Appellant was not represented by counsel on his trial. The record contains no objection to the indictment, to the charge of the court, or to the introduction or rejection of evidence. Said indictment is as follows:

"In the name and by the Authority of the State of Texas;

"The grand jurors for the county of Hardin, State aforesaid, duly organized as such at the September Term, A.D. 1921, of the District Court for said county upon their oaths in said court present that M.E. Connelly on or about the 21st day of July, One Thousand Nine Hundred and Twenty and anterior to the presentment of this indictment, in the county of Hardin, and State of Texas, was cashier of the Citizens National Bank of Sour Lake, Texas, a corporation and the said Connelly did then and there unlawfully and fraudulently embezzle, misapply and convert to his own use, without the consent of the said Citizens National Bank of Sour Lake, Texas, certain money belonging to said bank, to-wit, One Hundred ($100.00) Dollars in money of the value of One Hundred ($100.00) Dollars which said money had come into the possession and was under the care of the said Connelly by virtue of his said employment as cashier of said bank; against the peace and dignity of the State."
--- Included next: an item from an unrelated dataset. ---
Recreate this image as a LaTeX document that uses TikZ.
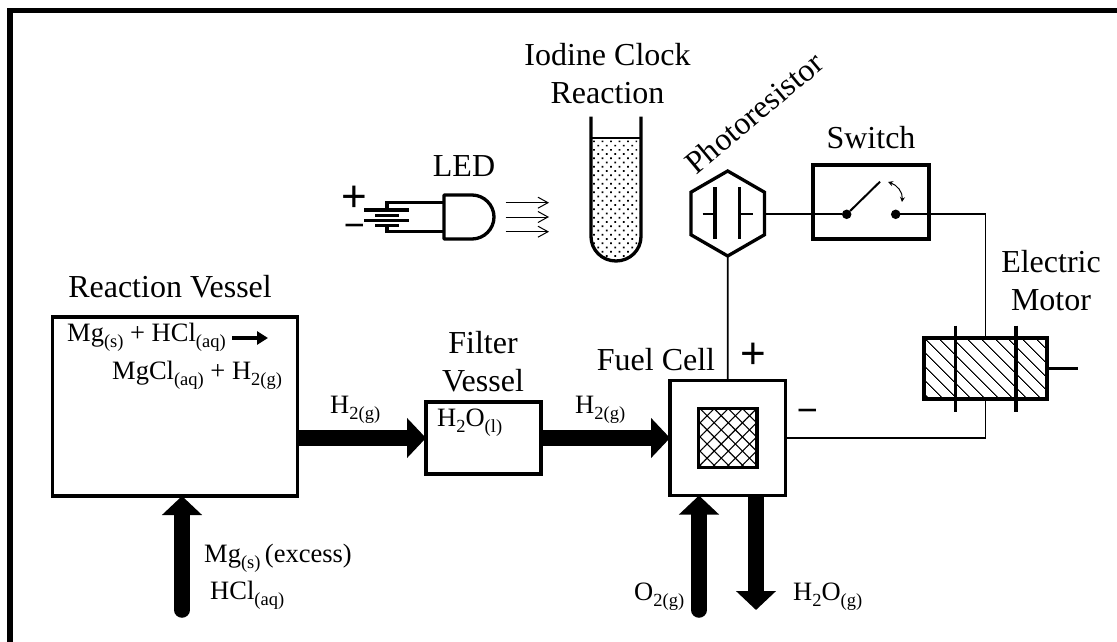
\documentclass[tikz,border=0pt]{standalone}
\usepackage{fontspec}
\setmainfont{Liberation Serif}
\newfontfamily\signfont{Liberation Sans}
\usetikzlibrary{arrows.meta, shapes.geometric, patterns.meta}
\newcommand{\chemsub}[1]{\raisebox{-0.22em}{\fontsize{18.5}{19}\selectfont #1}}
\tikzset{
  bigtext/.style={font=\fontsize{32}{38}\selectfont, inner sep=0pt, align=center},
  chemtext/.style={font=\fontsize{26.5}{38}\selectfont, inner sep=0pt, anchor=west},
  signtext/.style={font=\fontsize{44}{44}\selectfont\signfont, inner sep=0pt},
  unitbox/.style={draw, line width=3.3pt, inner sep=0pt, outer sep=0pt},
  wire/.style={line width=1.7pt},
  flowarrow/.style={line width=15.5pt, -{Triangle[length=19pt,width=39pt]}},
  lightray/.style={line width=1pt, -{Straight Barb[length=10pt,width=11pt]}},
  contact/.style={circle, fill, inner sep=0pt, outer sep=0pt, minimum size=9.5pt}
}
\begin{document}
\begin{tikzpicture}[x=1pt,y=-1pt]
  \useasboundingbox (0,0) rectangle (1117,642);
  % Frame
  \draw[line width=5.5pt] (10,642) -- (10,10.5) -- (1117,10.5);

  % Reaction vessel
  \node[unitbox, minimum width=245pt, minimum height=179pt] (vessel) at (175,406.5) {};
  \node[bigtext] (vessellabel) at (170,287) {Reaction Vessel};
  \node[chemtext] (eqleft) at (67,337) {Mg\chemsub{(s)} + HCl\chemsub{(aq)}};
  \node[chemtext] (eqright) at (112,375) {MgCl\chemsub{(aq)} + H\chemsub{2(g)}};
  \coordinate (eqstart) at (232,338);
  \coordinate (eqend) at (268,338);
  \draw[line width=3.5pt, -{Triangle[length=11pt,width=13pt]}] (eqstart) -- (eqend);

  % Filter vessel
  \node[unitbox, minimum width=115pt, minimum height=72pt] (filter) at (483.5,438) {};
  \node[bigtext] (filterlabel) at (483,362) {Filter\\Vessel};
  \node[chemtext] (filtertext) at (437,423) {H\chemsub{2}O\chemsub{(l)}};

  % Fuel cell
  \node[unitbox, minimum width=115.5pt, minimum height=115pt] (fuelcell) at (727.8,438) {};
  \node[draw, line width=3.3pt, minimum size=58.5pt, inner sep=0pt, pattern={Lines[angle=45,distance=10pt,line width=1.1pt]}] (cellcore) at (727.8,438) {};
  \path[pattern={Lines[angle=-45,distance=10pt,line width=1.1pt]}] (cellcore.south west) rectangle (cellcore.north east);
  \node[bigtext] (celllabel) at (656,360) {Fuel Cell};
  \node[signtext] (cellplus) at (753,356) {+};
  \node[signtext] (cellminus) at (807.5,416) {\fontsize{36}{36}\selectfont −};

  % Flow arrows
  \coordinate (mgin) at (182,610);
  \coordinate (o2in) at (699,610);
  \coordinate (h2oout) at (756,610);
  \draw[flowarrow] (vessel.east |- filter.west) -- (filter.west);
  \draw[flowarrow] (filter.east) -- (fuelcell.west);
  \draw[flowarrow, line cap=round] (mgin) -- (mgin |- vessel.south);
  \draw[flowarrow, line cap=round] (o2in) -- (o2in |- fuelcell.south);
  \draw[flowarrow] (h2oout |- fuelcell.south) -- (h2oout);

  % Flow labels
  \node[chemtext] (h2first) at (330,410) {H\chemsub{2(g)}};
  \node[chemtext] (h2second) at (575,410) {H\chemsub{2(g)}};
  \node[chemtext] (mglabel) at (204,558) {Mg\chemsub{(s)}\,(excess)};
  \node[chemtext] (hcllabel) at (210,595) {HCl\chemsub{(aq)}};
  \node[chemtext] (o2label) at (634,597) {O\chemsub{2(g)}};
  \node[chemtext] (h2olabel) at (793,597) {H\chemsub{2}O\chemsub{(g)}};

  % LED
  \node[bigtext] (ledlabel) at (464,166) {LED};
  \draw[line width=3.3pt, line join=round] (444,195) -- (472,195) .. controls (484,195) and (494,205) .. (494,217) .. controls (494,229) and (484,239) .. (472,239) -- (444,239) -- cycle;
  \draw[line width=3.3pt] (387,210) -- (387,202.7) -- (444,202.7);
  \draw[line width=3.3pt] (387,226) -- (387,231.7) -- (444,231.7);
  \draw[line width=3.3pt] (364,210) -- (409,210);
  \draw[line width=3.3pt] (375,215.7) -- (399,215.7);
  \draw[line width=3.3pt] (364,220.7) -- (409,220.7);
  \draw[line width=3.3pt] (375,225.7) -- (399,225.7);
  \node[signtext] (ledplus) at (354.5,199) {+};
  \node[signtext] (ledminus) at (354.5,231) {\fontsize{36}{36}\selectfont −};
  \foreach \y in {202.7,217,231.7} {
    \coordinate (raystart) at (505.7,\y);
    \coordinate (rayend) at (549,\y);
    \draw[lightray] (raystart) -- (rayend);
  }

  % Iodine clock tube
  \node[bigtext] (tubelabel) at (607.5,74) {Iodine Clock\\Reaction};
  \path[pattern={Dots[distance=6pt,radius=1.2pt,angle=45]}] (591,138) -- (641,138) -- (641,236.5) .. controls (641,250) and (630,261) .. (616,261) .. controls (602,261) and (591,250) .. (591,236.5) -- cycle;
  \draw[line width=1.5pt] (591,138) -- (641,138);
  \draw[line width=3.3pt] (591,116.7) -- (591,236.5) .. controls (591,250) and (602,261) .. (616,261) .. controls (630,261) and (641,250) .. (641,236.5) -- (641,116.7);

  % Photoresistor
  \node[draw, line width=3.3pt, regular polygon, regular polygon sides=6, shape border rotate=30, minimum size=85pt, inner sep=0pt, outer sep=0pt] (photo) at (727.7,213.5) {};
  \node[bigtext, rotate=40] (photolabel) at (754,113) {Photoresistor};
  \draw[line width=3.3pt] (715,187) -- (715,239);
  \draw[line width=3.3pt] (739.5,187) -- (739.5,239);
  \draw[line width=2.8pt] (702.5,214) -- (715,214);
  \draw[line width=2.8pt] (739.5,214) -- (752.5,214);

  % Switch
  \node[unitbox, minimum width=116pt, minimum height=74pt] (switch) at (871,202) {};
  \node[bigtext] (switchlabel) at (871,138) {Switch};
  \node[contact] (contactleft) at (846.7,214.3) {};
  \node[contact] (contactright) at (895.7,214.3) {};
  \coordinate (bladeend) at (880,181.7);
  \coordinate (swingstart) at (888,182);
  \coordinate (swingend) at (902,202);
  \draw[line width=2pt] (contactleft) -- (bladeend);
  \draw[line width=1pt, {Stealth[length=5pt,width=5pt]}-{Stealth[length=5pt,width=5pt]}] (swingstart) .. controls (897,185) and (903,192) .. (swingend);

  % Electric motor
  \node[unitbox, minimum width=123pt, minimum height=61pt, pattern={Lines[angle=-45,distance=10.5pt,line width=1.2pt]}] (motor) at (985.5,368.5) {};
  \node[bigtext] (motorlabel) at (1051,281) {Electric\\Motor};
  \coordinate (polefirsttop) at (955.7,325.7);
  \coordinate (polefirstbot) at (955.7,412);
  \coordinate (polesecondtop) at (1016,325.7);
  \coordinate (polesecondbot) at (1016,412);
  \coordinate (shaftend) at (1078,368.5);
  \draw[line width=3.3pt] (polefirsttop) -- (polefirstbot);
  \draw[line width=3.3pt] (polesecondtop) -- (polesecondbot);
  \draw[line width=3.3pt] (motor.east) -- (shaftend);

  % Wires
  \draw[wire] (photo.south) -- (fuelcell.north);
  \draw[wire] (photo.east |- contactleft) -- (contactleft);
  \draw[wire] (contactright) -| (motor.north);
  \draw[wire] (fuelcell.east) -| (motor.south);
\end{tikzpicture}
\end{document}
We set this out at length because the most of appellant's objections are directed at the sufficiency of the indictment. Both by motion in arrest of judgment and for a new trial appellant contended that he was not sufficiently charged with the duty of receiving any money as agent of the bank, nor that as such agent was it shown that he embezzled the money of said bank; also he insists there is no allegation of the want of consent of his principal; further that there is no allegation as to whether said bank was incorporated under the laws of Texas or of the United States; also he insists the indictment charges no offense against the law, and it is most strenuously urged that a man having sat on said grand jury who was admitted by the State by *Page 297 agreement filed herein, to have been neither a freeholder in this State nor a householder in Hardin County, that the said grand jury was illegally composed, and all proceedings had in presenting the indictment were thus rendered void.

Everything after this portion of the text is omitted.